Collateral Damage In The Wake of Covid-19: Were The Precautions Worth The Risk

by Kris Bonn

We are all going through a difficult time, none more so than our healthcare professionals. They are on the front line, putting themselves at risk to help others and our communities. When the COVID-19 pandemic hit Canada, doctors and hospitals cancelled elective surgeries and discharged patients to make room for the anticipated influx of COVID-19 patients. An influx that never materialized. While it is very good news that we were not inundated with COVID-19 patients, hospital operating rooms are 30 to 50 percent empty.

The reality is that there are many more victims of COVID-19 than those who are infected. The collateral damage may turn out to be worse than the direct impact of the virus itself.


The legal implications of preemptive hospital closures in anticipation of the Covid-19 crisis. 

There is no doubt that the province had to take extraordinary measures to protect the public. But these measures may come at the cost of many others who could not access timely healthcare. There may be some instances where the lack of medical treatment because of the provincial directive may cause permanent injury.

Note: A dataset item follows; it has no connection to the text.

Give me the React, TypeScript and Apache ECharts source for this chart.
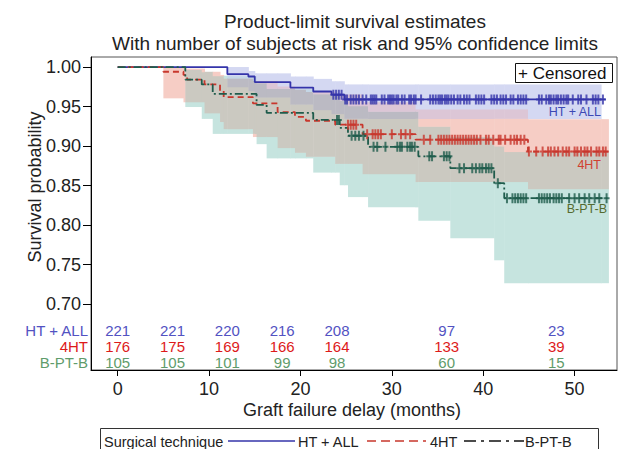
import React, { useEffect, useRef } from "react";
import * as echarts from "echarts";

const FONT = "'Liberation Sans', Arial, Helvetica, sans-serif";

// ---- axis ticks ----
const X_TICKS = [0, 10, 20, 30, 40, 50];
const Y_TICKS = [0.7, 0.75, 0.8, 0.85, 0.9, 0.95, 1.0];

// ---- Kaplan-Meier curves [time (months), survival] ----
const HT_ALL_CURVE: [number, number][] = [
  [0, 1.0], [12.0, 0.991], [14.3, 0.988], [15.0, 0.981], [18.9, 0.974],
  [21.4, 0.969], [23.4, 0.965], [24.8, 0.959], [53.4, 0.959],
];
const FOUR_HT_CURVE: [number, number][] = [
  [0, 1.0], [5.0, 0.994], [7.2, 0.99], [7.6, 0.984], [9.5, 0.978], [11.2, 0.97],
  [11.6, 0.962], [14.8, 0.954], [17.5, 0.943], [19.4, 0.937], [20.6, 0.932],
  [23.8, 0.927], [26.8, 0.915], [32.6, 0.908], [44.9, 0.893], [53.7, 0.893],
];
const BPTB_CURVE: [number, number][] = [
  [0, 1.0], [7.4, 0.984], [9.2, 0.978], [10.4, 0.966], [15.2, 0.952],
  [16.3, 0.942], [21.4, 0.933], [24.3, 0.923], [25.2, 0.913], [27.4, 0.899],
  [32.9, 0.887], [36.4, 0.872], [41.2, 0.853], [42.3, 0.834], [53.9, 0.834],
];

// ---- censored times ----
const HT_ALL_CENSORED = [
  23.6, 23.9, 24.2, 24.5, 24.9, 25.1, 25.5, 25.8, 26.1, 26.4, 26.8, 27.2, 27.7, 27.9,
  28.1, 28.3, 28.9, 29.2, 29.6, 29.8, 30.0, 30.2, 30.5, 30.7, 31.1, 31.4, 31.9, 32.1,
  32.4, 32.6, 33.2, 34.2, 34.5, 34.8, 35.1, 35.3, 35.5, 35.8, 36.0, 36.2, 36.5, 36.8,
  37.2, 37.5, 37.9, 38.2, 38.5, 39.2, 39.5, 39.8, 40.1, 40.9, 41.2, 41.5, 41.9, 42.2,
  42.5, 43.0, 43.3, 43.8, 44.1, 44.4, 44.7, 46.1, 46.4, 46.9, 47.2, 47.4, 47.7, 48.0,
  48.2, 48.5, 48.8, 49.1, 49.3, 49.8, 50.4, 50.7, 51.3, 52.0, 52.3, 52.6, 53.1,
];
const FOUR_HT_CENSORED = [
  25.2, 25.5, 25.8, 26.1, 27.3, 27.9, 28.2, 28.5, 28.8, 30.0, 31.0, 31.5, 32.0, 33.5,
  34.2, 35.1, 35.4, 35.7, 36.0, 36.3, 36.6, 36.9, 37.2, 37.5, 37.8, 38.1, 38.4, 38.7,
  39.0, 39.3, 39.7, 40.3, 40.6, 41.1, 41.7, 41.9, 42.4, 43.0, 43.4, 43.7, 44.1, 44.5,
  45.0, 45.8, 46.5, 47.1, 47.4, 47.8, 48.2, 48.7, 49.1, 49.4, 50.0, 50.3, 50.7, 51.1,
  51.4, 51.8, 52.4, 52.7, 53.1, 53.4,
];
const BPTB_CENSORED = [
  24.0, 24.2, 25.6, 26.0, 26.4, 26.9, 28.0, 28.4, 29.3, 30.6, 30.9, 31.1, 31.7, 32.0,
  32.2, 32.5, 34.1, 34.4, 35.7, 36.0, 36.3, 37.4, 37.9, 38.8, 39.2, 39.6, 39.9, 40.3,
  40.6, 40.9, 41.6, 42.6, 43.2, 43.5, 43.8, 44.1, 44.4, 44.7, 46.1, 46.4, 46.7, 47.0,
  47.3, 47.7, 48.0, 48.3, 48.6, 49.4, 50.0, 50.5, 51.1, 51.6, 52.2, 52.7, 53.5,
];

// ---- 95% confidence bands [time, lower, upper]; last row marks the end ----
const HT_ALL_BAND: [number, number, number][] = [
  [12.0, 0.975, 1.0], [14.3, 0.97, 0.995], [15.0, 0.962, 0.992], [18.9, 0.953, 0.988],
  [21.4, 0.946, 0.985], [23.4, 0.941, 0.982], [24.8, 0.935, 0.978], [52.9, 0.935, 0.978],
];
const FOUR_HT_BAND: [number, number, number][] = [
  [5.0, 0.961, 0.999], [7.2, 0.956, 0.998], [9.5, 0.942, 0.994], [11.2, 0.931, 0.99],
  [11.6, 0.922, 0.986], [14.8, 0.912, 0.983], [17.5, 0.898, 0.976], [19.4, 0.892, 0.972],
  [20.6, 0.887, 0.969], [23.8, 0.878, 0.966], [26.8, 0.865, 0.956], [32.6, 0.855, 0.947],
  [44.9, 0.846, 0.934], [53.7, 0.846, 0.934],
];
const BPTB_BAND: [number, number, number][] = [
  [7.4, 0.95, 0.997], [9.2, 0.935, 0.994], [10.4, 0.916, 0.989], [15.2, 0.903, 0.98],
  [16.3, 0.885, 0.973], [21.4, 0.867, 0.966], [24.3, 0.851, 0.958], [25.2, 0.836, 0.951],
  [27.4, 0.823, 0.944], [32.9, 0.806, 0.925], [36.4, 0.784, 0.912], [41.2, 0.756, 0.9],
  [42.3, 0.727, 0.893], [53.7, 0.727, 0.893],
];

// ---- number at risk ----
const RISK_TIMES = [0, 6, 12, 18, 24, 36, 48];
const RISK_HT_ALL = [221, 221, 220, 216, 208, 97, 23];
const RISK_4HT = [176, 175, 169, 166, 164, 133, 39];
const RISK_BPTB = [105, 105, 101, 99, 98, 60, 15];
const GROUPS = ["HT + ALL", "4HT", "B-PT-B"];

// ---- styling / layout ----
const BLUE = "#3434aa";
const RED = "#c8372d";
const GREEN = "#1f5c4c";
const RISK_COLORS = ["#5252c2", "#dd1a1a", "#5f9c6b"];
const ROW_Y = [330, 346, 362];
const MASK_COLORS: Record<number, string> = {
  1: "#d4d8f2", // HT+ALL only
  2: "#f6cdc5", // 4HT only
  4: "#c6e4df", // B-PT-B only
  3: "#dcc6d6",
  5: "#c4d6e6",
  6: "#cbc9c1",
  7: "#bbbac3",
};
const X_MIN = -2.92;
const X_MAX = 54.64;
const Y_MIN = 0.6165;
const Y_MAX = 1.0127;
const GRID = { left: 91, top: 57, width: 526, height: 313 };

function survAt(curve: [number, number][], t: number) {
  let s = curve[0][1];
  for (const [ti, si] of curve) if (ti <= t) s = si;
  return s;
}

function buildCells() {
  const bands = [HT_ALL_BAND, FOUR_HT_BAND, BPTB_BAND];
  const times = Array.from(new Set(bands.flatMap((b) => b.map((s) => s[0])))).sort((a, b) => a - b);
  const cells: number[][] = [];
  for (let i = 0; i < times.length - 1; i++) {
    const a = times[i];
    const b = times[i + 1];
    const active = bands.map((band) => {
      if (a < band[0][0] || b > band[band.length - 1][0]) return null;
      let seg: [number, number, number] | null = null;
      for (let k = 0; k < band.length - 1; k++) if (band[k][0] <= a) seg = band[k];
      return seg ? [seg[1], seg[2]] : null;
    });
    const ys = Array.from(new Set(active.flatMap((v) => (v ? v : [])))).sort((p, q) => p - q);
    for (let j = 0; j < ys.length - 1; j++) {
      const y1 = ys[j];
      const y2 = ys[j + 1];
      let mask = 0;
      active.forEach((v, idx) => {
        if (v && v[0] <= y1 && v[1] >= y2) mask |= 1 << idx;
      });
      if (mask) cells.push([a, b, y1, y2, mask]);
    }
  }
  return cells;
}

const CROSS = "path://M2,0H4V4H6V6H4V10H2V6H0V4H2Z";

function txt(text: string, x: number, y: number, size: number, fill: string, align = "center", extra: any = {}) {
  return {
    type: "text",
    x,
    y,
    silent: true,
    ...extra,
    style: {
      text,
      fill,
      font: `normal ${size}px ${FONT}`,
      textAlign: align,
      align,
      textVerticalAlign: "middle",
      verticalAlign: "middle",
    },
  };
}

export default function App() {
  const ref = useRef<HTMLDivElement>(null);
  useEffect(() => {
    if (!ref.current) return;
    const chart = echarts.init(ref.current, null, { renderer: "svg" });
    const cells = buildCells();
    const riskData: number[][] = [];
    [RISK_HT_ALL, RISK_4HT, RISK_BPTB].forEach((arr, row) =>
      arr.forEach((n, i) => riskData.push([RISK_TIMES[i], row, n]))
    );
    const censorSeries = (times: number[], curve: [number, number][], color: string) => ({
      type: "scatter",
      data: times.map((t) => [t, survAt(curve, t)]),
      symbol: CROSS,
      symbolSize: [6, 10],
      itemStyle: { color },
      z: 4,
      silent: true,
    });
    const lineSeries = (curve: [number, number][], color: string, type: any) => ({
      type: "line",
      step: "end",
      data: curve,
      showSymbol: false,
      symbol: "none",
      lineStyle: { color, width: 1.8, type },
      z: 3,
      silent: true,
    });
    chart.setOption({
      animation: false,
      grid: { ...GRID, show: true, borderColor: "#555", borderWidth: 1, backgroundColor: "transparent" },
      xAxis: {
        type: "value",
        min: X_MIN,
        max: X_MAX,
        axisLine: { show: true, onZero: false, lineStyle: { color: "#000", width: 1 } },
        axisTick: { show: true, length: 6, customValues: X_TICKS, lineStyle: { color: "#000" } },
        axisLabel: { customValues: X_TICKS, fontSize: 18, color: "#222", margin: 10, fontFamily: FONT },
        splitLine: { show: false },
      },
      yAxis: {
        type: "value",
        min: Y_MIN,
        max: Y_MAX,
        axisLine: { show: true, onZero: false, lineStyle: { color: "#000", width: 1 } },
        axisTick: { show: true, length: 8, customValues: Y_TICKS, lineStyle: { color: "#000" } },
        axisLabel: {
          customValues: Y_TICKS,
          formatter: (v: number) => v.toFixed(2),
          fontSize: 18,
          color: "#222",
          margin: 10,
          fontFamily: FONT,
        },
        splitLine: { show: false },
      },
      series: [
        {
          type: "custom",
          data: cells,
          encode: { x: [0, 1], y: [2, 3] },
          z: 1,
          silent: true,
          renderItem: (_p: any, api: any) => {
            const p1 = api.coord([api.value(0), api.value(3)]);
            const p2 = api.coord([api.value(1), api.value(2)]);
            return {
              type: "rect",
              shape: { x: p1[0], y: p1[1], width: p2[0] - p1[0] + 0.5, height: p2[1] - p1[1] + 0.5 },
              style: { fill: MASK_COLORS[api.value(4)] },
            };
          },
        },
        lineSeries(HT_ALL_CURVE, BLUE, "solid"),
        lineSeries(FOUR_HT_CURVE, RED, [6, 4]),
        lineSeries(BPTB_CURVE, GREEN, [8, 3, 2, 3]),
        censorSeries(HT_ALL_CENSORED, HT_ALL_CURVE, BLUE),
        censorSeries(FOUR_HT_CENSORED, FOUR_HT_CURVE, RED),
        censorSeries(BPTB_CENSORED, BPTB_CURVE, GREEN),
        {
          type: "custom",
          data: riskData,
          encode: { x: 0 },
          clip: false,
          z: 5,
          silent: true,
          renderItem: (_p: any, api: any) => {
            const x = api.coord([api.value(0), Y_MIN])[0];
            const row = api.value(1);
            return {
              type: "text",
              x,
              y: ROW_Y[row],
              style: {
                text: String(api.value(2)),
                fill: RISK_COLORS[row],
                font: `15px ${FONT}`,
                textAlign: "center",
                align: "center",
                textVerticalAlign: "middle",
                verticalAlign: "middle",
              },
            };
          },
        },
      ],
      graphic: [
        txt("Product-limit survival estimates", 355, 21, 19, "#222"),
        txt("With number of subjects at risk and 95% confidence limits", 355, 43, 19, "#222"),
        txt("Survival probability", 35, 187, 18, "#222", "center", { rotation: Math.PI / 2 }),
        txt("Graft failure delay (months)", 352, 410, 18, "#222"),
        ...GROUPS.map((g, i) => txt(g, 88, ROW_Y[i], 15, RISK_COLORS[i], "right")),
        {
          type: "rect",
          shape: { x: 515.5, y: 63.5, width: 97, height: 19 },
          style: { fill: "#fff", stroke: "#111", lineWidth: 1 },
          z: 10,
        },
        { ...txt("+ Censored", 518, 73.5, 17, "#111", "left"), z: 11 },
        { ...txt("HT + ALL", 601, 112, 12.5, "#3c48b4", "right"), z: 11 },
        { ...txt("4HT", 601, 165, 12.5, "#d04030", "right"), z: 11 },
        { ...txt("B-PT-B", 607, 209, 12.5, "#556b2f", "right"), z: 11 },
        {
          type: "rect",
          shape: { x: 100.5, y: 428.5, width: 498, height: 30 },
          style: { fill: "none", stroke: "#333", lineWidth: 1 },
        },
        txt("Surgical technique", 104, 442, 14.5, "#222", "left"),
        { type: "line", shape: { x1: 228, y1: 441, x2: 295, y2: 441 }, style: { stroke: BLUE, lineWidth: 1.5 } },
        txt("HT + ALL", 298, 442, 14.5, "#222", "left"),
        {
          type: "line",
          shape: { x1: 367, y1: 441, x2: 426, y2: 441 },
          style: { stroke: RED, lineWidth: 1.5, lineDash: [9, 5] },
        },
        txt("4HT", 430, 442, 14.5, "#222", "left"),
        {
          type: "line",
          shape: { x1: 464, y1: 441, x2: 524, y2: 441 },
          style: { stroke: "#111", lineWidth: 1.5, lineDash: [12, 5, 3, 5] },
        },
        txt("B-PT-B", 525, 442, 14.5, "#222", "left"),
      ],
    });
    return () => chart.dispose();
  }, []);
  return (
    <div
      ref={ref}
      style={{ position: "fixed", left: 0, top: 0, width: 621, height: 449, background: "#fff" }}
    />
  );
}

A question that remains unanswered is if the victims of this collateral damage will have any legal remedy.

Is there a viable medical malpractice action against a hospital for closing down fracture clinics, operating rooms and other clinics causing some people to not be able to access necessary healthcare? We don’t know at this time. What we do know is that we should not be refusing treatment to a person in need because of the anticipation of needing space to treat someone else.